▶ _Data excerpt_

(begin)

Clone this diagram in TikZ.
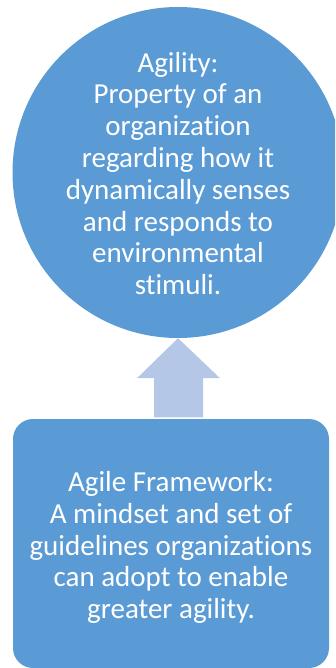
\documentclass[tikz,border=0pt]{standalone}
\usepackage{fontspec}
\setmainfont{Carlito}[Ligatures=NoCommon]
\usetikzlibrary{calc}
\definecolor{boxblue}{HTML}{5B9BD5}
\definecolor{arrowblue}{HTML}{B4C7E7}
\tikzset{
  shapefill/.style={fill=boxblue, draw=none},
  bodytext/.style={text=white, align=center, inner sep=0pt,
    font=\fontsize{29}{31.8}\selectfont},
}
\begin{document}
\begin{tikzpicture}[x=1pt,y=-1pt]
\useasboundingbox (0,0) rectangle (335,668);
\clip (0,0) rectangle (335,668);
\node[shapefill, circle, minimum size=331pt, inner sep=0pt] (agility) at (178,172.5) {};
\node[bodytext] (agilitytext) at ($(agility.center)+(0,1)$) {Agility:\\Property of an\\organization\\regarding how it\\dynamically senses\\and responds to\\environmental\\stimuli.};
\node[shapefill, rectangle, rounded corners=20pt, minimum width=316pt, minimum height=249pt, inner sep=0pt] (framework) at (171,543.5) {};
\node[bodytext] (frameworktext) at ($(framework.center)+(0,4)$) {Agile Framework:\\A mindset and set of\\guidelines organizations\\can adopt to enable\\greater agility.};
\coordinate (base) at (agility.south |- framework.north);
\fill[arrowblue] (agility.south) -- ++(42,40) -- ++(-17,0) -- ($(base)+(25,-1.5)$) -- ($(base)+(-24,-1.5)$) -- ($(agility.south)+(-24,40)$) -- ++(-17,0) -- cycle;
\end{tikzpicture}
\end{document}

(end)

▶ _Given problem_
Without including any pictures, print all of the material exactly as given.

▶ _Written solution_
Clone this diagram in TikZ.
\documentclass[tikz,border=0pt]{standalone}
\usepackage{fontspec}
\setmainfont{Carlito}[Ligatures=NoCommon]
\usetikzlibrary{calc}
\definecolor{boxblue}{HTML}{5B9BD5}
\definecolor{arrowblue}{HTML}{B4C7E7}
\tikzset{
  shapefill/.style={fill=boxblue, draw=none},
  bodytext/.style={text=white, align=center, inner sep=0pt,
    font=\fontsize{29}{31.8}\selectfont},
}
\begin{document}
\begin{tikzpicture}[x=1pt,y=-1pt]
\useasboundingbox (0,0) rectangle (335,668);
\clip (0,0) rectangle (335,668);
\node[shapefill, circle, minimum size=331pt, inner sep=0pt] (agility) at (178,172.5) {};
\node[bodytext] (agilitytext) at ($(agility.center)+(0,1)$) {Agility:\\Property of an\\organization\\regarding how it\\dynamically senses\\and responds to\\environmental\\stimuli.};
\node[shapefill, rectangle, rounded corners=20pt, minimum width=316pt, minimum height=249pt, inner sep=0pt] (framework) at (171,543.5) {};
\node[bodytext] (frameworktext) at ($(framework.center)+(0,4)$) {Agile Framework:\\A mindset and set of\\guidelines organizations\\can adopt to enable\\greater agility.};
\coordinate (base) at (agility.south |- framework.north);
\fill[arrowblue] (agility.south) -- ++(42,40) -- ++(-17,0) -- ($(base)+(25,-1.5)$) -- ($(base)+(-24,-1.5)$) -- ($(agility.south)+(-24,40)$) -- ++(-17,0) -- cycle;
\end{tikzpicture}
\end{document}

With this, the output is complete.